* [TASK INSTRUCTIONS] Write the data below out exactly as it stands. Do not include the pictures.
* BEGIN INFORMATION SHOWN *
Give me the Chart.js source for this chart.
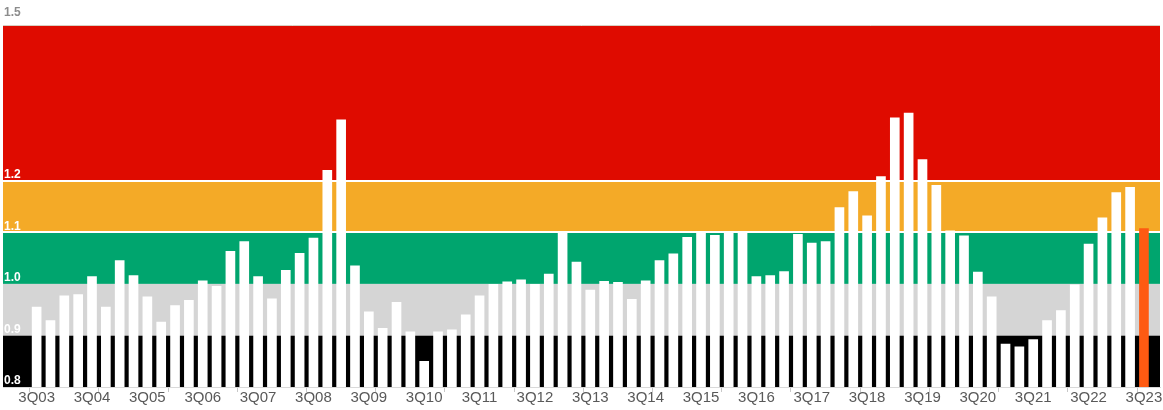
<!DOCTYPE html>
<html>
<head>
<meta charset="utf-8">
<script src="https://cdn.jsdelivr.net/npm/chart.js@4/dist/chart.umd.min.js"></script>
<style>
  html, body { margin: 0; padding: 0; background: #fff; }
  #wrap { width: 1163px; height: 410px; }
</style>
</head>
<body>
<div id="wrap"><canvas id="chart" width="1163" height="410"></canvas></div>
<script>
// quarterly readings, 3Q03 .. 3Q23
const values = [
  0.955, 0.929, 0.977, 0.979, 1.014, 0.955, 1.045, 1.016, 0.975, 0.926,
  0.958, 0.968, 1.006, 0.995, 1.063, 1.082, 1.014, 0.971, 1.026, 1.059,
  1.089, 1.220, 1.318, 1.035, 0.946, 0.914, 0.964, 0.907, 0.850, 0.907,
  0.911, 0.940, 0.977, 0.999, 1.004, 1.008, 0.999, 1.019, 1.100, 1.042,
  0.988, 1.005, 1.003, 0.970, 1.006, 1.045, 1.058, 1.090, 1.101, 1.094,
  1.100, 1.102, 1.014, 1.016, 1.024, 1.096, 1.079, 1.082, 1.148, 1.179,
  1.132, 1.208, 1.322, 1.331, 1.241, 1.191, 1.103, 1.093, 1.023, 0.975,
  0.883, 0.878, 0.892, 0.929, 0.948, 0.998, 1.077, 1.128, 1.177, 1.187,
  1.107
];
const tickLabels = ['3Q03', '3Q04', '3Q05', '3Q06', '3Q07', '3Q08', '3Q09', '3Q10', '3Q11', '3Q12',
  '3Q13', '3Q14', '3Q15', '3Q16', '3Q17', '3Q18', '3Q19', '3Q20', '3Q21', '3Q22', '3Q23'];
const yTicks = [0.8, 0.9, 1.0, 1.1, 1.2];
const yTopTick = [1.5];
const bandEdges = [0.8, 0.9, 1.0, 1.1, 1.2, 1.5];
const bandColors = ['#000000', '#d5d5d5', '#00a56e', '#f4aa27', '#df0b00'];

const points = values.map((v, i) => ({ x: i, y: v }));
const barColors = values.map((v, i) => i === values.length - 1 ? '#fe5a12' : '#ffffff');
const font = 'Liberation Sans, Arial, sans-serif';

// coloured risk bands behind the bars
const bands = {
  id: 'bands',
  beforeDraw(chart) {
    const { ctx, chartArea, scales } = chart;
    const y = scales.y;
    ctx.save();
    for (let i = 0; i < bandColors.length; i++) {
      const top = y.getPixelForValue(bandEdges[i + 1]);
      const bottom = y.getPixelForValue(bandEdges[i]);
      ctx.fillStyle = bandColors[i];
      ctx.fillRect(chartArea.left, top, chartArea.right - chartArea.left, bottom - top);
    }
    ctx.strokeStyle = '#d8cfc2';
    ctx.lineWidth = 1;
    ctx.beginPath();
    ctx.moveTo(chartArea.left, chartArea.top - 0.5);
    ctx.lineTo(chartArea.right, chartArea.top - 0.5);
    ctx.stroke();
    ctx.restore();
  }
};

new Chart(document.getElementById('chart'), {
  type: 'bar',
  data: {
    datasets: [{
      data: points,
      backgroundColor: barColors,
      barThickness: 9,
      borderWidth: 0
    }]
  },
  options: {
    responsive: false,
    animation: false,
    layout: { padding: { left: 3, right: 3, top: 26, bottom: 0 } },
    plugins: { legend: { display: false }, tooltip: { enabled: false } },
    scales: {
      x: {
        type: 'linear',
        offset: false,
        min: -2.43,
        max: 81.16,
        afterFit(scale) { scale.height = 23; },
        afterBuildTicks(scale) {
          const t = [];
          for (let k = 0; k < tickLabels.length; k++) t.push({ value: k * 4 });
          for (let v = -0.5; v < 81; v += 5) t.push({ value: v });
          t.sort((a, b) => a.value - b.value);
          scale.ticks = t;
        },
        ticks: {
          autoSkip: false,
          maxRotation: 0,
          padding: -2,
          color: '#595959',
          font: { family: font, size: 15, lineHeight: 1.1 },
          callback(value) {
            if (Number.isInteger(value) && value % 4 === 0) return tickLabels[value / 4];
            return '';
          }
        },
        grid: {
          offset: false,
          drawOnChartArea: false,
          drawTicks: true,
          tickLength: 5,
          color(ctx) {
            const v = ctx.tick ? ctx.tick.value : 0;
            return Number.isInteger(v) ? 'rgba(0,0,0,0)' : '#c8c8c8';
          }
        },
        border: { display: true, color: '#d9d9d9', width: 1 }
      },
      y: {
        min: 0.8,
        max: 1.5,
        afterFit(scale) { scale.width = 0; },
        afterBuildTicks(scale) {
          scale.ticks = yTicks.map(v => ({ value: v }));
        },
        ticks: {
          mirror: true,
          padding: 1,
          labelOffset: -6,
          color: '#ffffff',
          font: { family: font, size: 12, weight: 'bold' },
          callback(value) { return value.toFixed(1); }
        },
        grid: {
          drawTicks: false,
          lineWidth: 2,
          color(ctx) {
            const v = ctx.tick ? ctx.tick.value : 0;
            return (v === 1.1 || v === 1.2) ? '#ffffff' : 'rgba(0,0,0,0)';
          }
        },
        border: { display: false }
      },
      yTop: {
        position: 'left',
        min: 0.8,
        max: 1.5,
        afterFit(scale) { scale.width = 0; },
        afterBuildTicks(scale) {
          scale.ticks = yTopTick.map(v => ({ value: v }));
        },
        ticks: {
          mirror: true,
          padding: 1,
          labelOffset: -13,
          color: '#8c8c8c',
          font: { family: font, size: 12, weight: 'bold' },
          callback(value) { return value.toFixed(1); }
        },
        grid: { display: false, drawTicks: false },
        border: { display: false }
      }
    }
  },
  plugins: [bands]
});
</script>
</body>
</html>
* END INFORMATION SHOWN *
* [SOLUTION BELOW]
Give me the Chart.js source for this chart.
<!DOCTYPE html>
<html>
<head>
<meta charset="utf-8">
<script src="https://cdn.jsdelivr.net/npm/chart.js@4/dist/chart.umd.min.js"></script>
<style>
  html, body { margin: 0; padding: 0; background: #fff; }
  #wrap { width: 1163px; height: 410px; }
</style>
</head>
<body>
<div id="wrap"><canvas id="chart" width="1163" height="410"></canvas></div>
<script>
// quarterly readings, 3Q03 .. 3Q23
const values = [
  0.955, 0.929, 0.977, 0.979, 1.014, 0.955, 1.045, 1.016, 0.975, 0.926,
  0.958, 0.968, 1.006, 0.995, 1.063, 1.082, 1.014, 0.971, 1.026, 1.059,
  1.089, 1.220, 1.318, 1.035, 0.946, 0.914, 0.964, 0.907, 0.850, 0.907,
  0.911, 0.940, 0.977, 0.999, 1.004, 1.008, 0.999, 1.019, 1.100, 1.042,
  0.988, 1.005, 1.003, 0.970, 1.006, 1.045, 1.058, 1.090, 1.101, 1.094,
  1.100, 1.102, 1.014, 1.016, 1.024, 1.096, 1.079, 1.082, 1.148, 1.179,
  1.132, 1.208, 1.322, 1.331, 1.241, 1.191, 1.103, 1.093, 1.023, 0.975,
  0.883, 0.878, 0.892, 0.929, 0.948, 0.998, 1.077, 1.128, 1.177, 1.187,
  1.107
];
const tickLabels = ['3Q03', '3Q04', '3Q05', '3Q06', '3Q07', '3Q08', '3Q09', '3Q10', '3Q11', '3Q12',
  '3Q13', '3Q14', '3Q15', '3Q16', '3Q17', '3Q18', '3Q19', '3Q20', '3Q21', '3Q22', '3Q23'];
const yTicks = [0.8, 0.9, 1.0, 1.1, 1.2];
const yTopTick = [1.5];
const bandEdges = [0.8, 0.9, 1.0, 1.1, 1.2, 1.5];
const bandColors = ['#000000', '#d5d5d5', '#00a56e', '#f4aa27', '#df0b00'];

const points = values.map((v, i) => ({ x: i, y: v }));
const barColors = values.map((v, i) => i === values.length - 1 ? '#fe5a12' : '#ffffff');
const font = 'Liberation Sans, Arial, sans-serif';

// coloured risk bands behind the bars
const bands = {
  id: 'bands',
  beforeDraw(chart) {
    const { ctx, chartArea, scales } = chart;
    const y = scales.y;
    ctx.save();
    for (let i = 0; i < bandColors.length; i++) {
      const top = y.getPixelForValue(bandEdges[i + 1]);
      const bottom = y.getPixelForValue(bandEdges[i]);
      ctx.fillStyle = bandColors[i];
      ctx.fillRect(chartArea.left, top, chartArea.right - chartArea.left, bottom - top);
    }
    ctx.strokeStyle = '#d8cfc2';
    ctx.lineWidth = 1;
    ctx.beginPath();
    ctx.moveTo(chartArea.left, chartArea.top - 0.5);
    ctx.lineTo(chartArea.right, chartArea.top - 0.5);
    ctx.stroke();
    ctx.restore();
  }
};

new Chart(document.getElementById('chart'), {
  type: 'bar',
  data: {
    datasets: [{
      data: points,
      backgroundColor: barColors,
      barThickness: 9,
      borderWidth: 0
    }]
  },
  options: {
    responsive: false,
    animation: false,
    layout: { padding: { left: 3, right: 3, top: 26, bottom: 0 } },
    plugins: { legend: { display: false }, tooltip: { enabled: false } },
    scales: {
      x: {
        type: 'linear',
        offset: false,
        min: -2.43,
        max: 81.16,
        afterFit(scale) { scale.height = 23; },
        afterBuildTicks(scale) {
          const t = [];
          for (let k = 0; k < tickLabels.length; k++) t.push({ value: k * 4 });
          for (let v = -0.5; v < 81; v += 5) t.push({ value: v });
          t.sort((a, b) => a.value - b.value);
          scale.ticks = t;
        },
        ticks: {
          autoSkip: false,
          maxRotation: 0,
          padding: -2,
          color: '#595959',
          font: { family: font, size: 15, lineHeight: 1.1 },
          callback(value) {
            if (Number.isInteger(value) && value % 4 === 0) return tickLabels[value / 4];
            return '';
          }
        },
        grid: {
          offset: false,
          drawOnChartArea: false,
          drawTicks: true,
          tickLength: 5,
          color(ctx) {
            const v = ctx.tick ? ctx.tick.value : 0;
            return Number.isInteger(v) ? 'rgba(0,0,0,0)' : '#c8c8c8';
          }
        },
        border: { display: true, color: '#d9d9d9', width: 1 }
      },
      y: {
        min: 0.8,
        max: 1.5,
        afterFit(scale) { scale.width = 0; },
        afterBuildTicks(scale) {
          scale.ticks = yTicks.map(v => ({ value: v }));
        },
        ticks: {
          mirror: true,
          padding: 1,
          labelOffset: -6,
          color: '#ffffff',
          font: { family: font, size: 12, weight: 'bold' },
          callback(value) { return value.toFixed(1); }
        },
        grid: {
          drawTicks: false,
          lineWidth: 2,
          color(ctx) {
            const v = ctx.tick ? ctx.tick.value : 0;
            return (v === 1.1 || v === 1.2) ? '#ffffff' : 'rgba(0,0,0,0)';
          }
        },
        border: { display: false }
      },
      yTop: {
        position: 'left',
        min: 0.8,
        max: 1.5,
        afterFit(scale) { scale.width = 0; },
        afterBuildTicks(scale) {
          scale.ticks = yTopTick.map(v => ({ value: v }));
        },
        ticks: {
          mirror: true,
          padding: 1,
          labelOffset: -13,
          color: '#8c8c8c',
          font: { family: font, size: 12, weight: 'bold' },
          callback(value) { return value.toFixed(1); }
        },
        grid: { display: false, drawTicks: false },
        border: { display: false }
      }
    }
  },
  plugins: [bands]
});
</script>
</body>
</html>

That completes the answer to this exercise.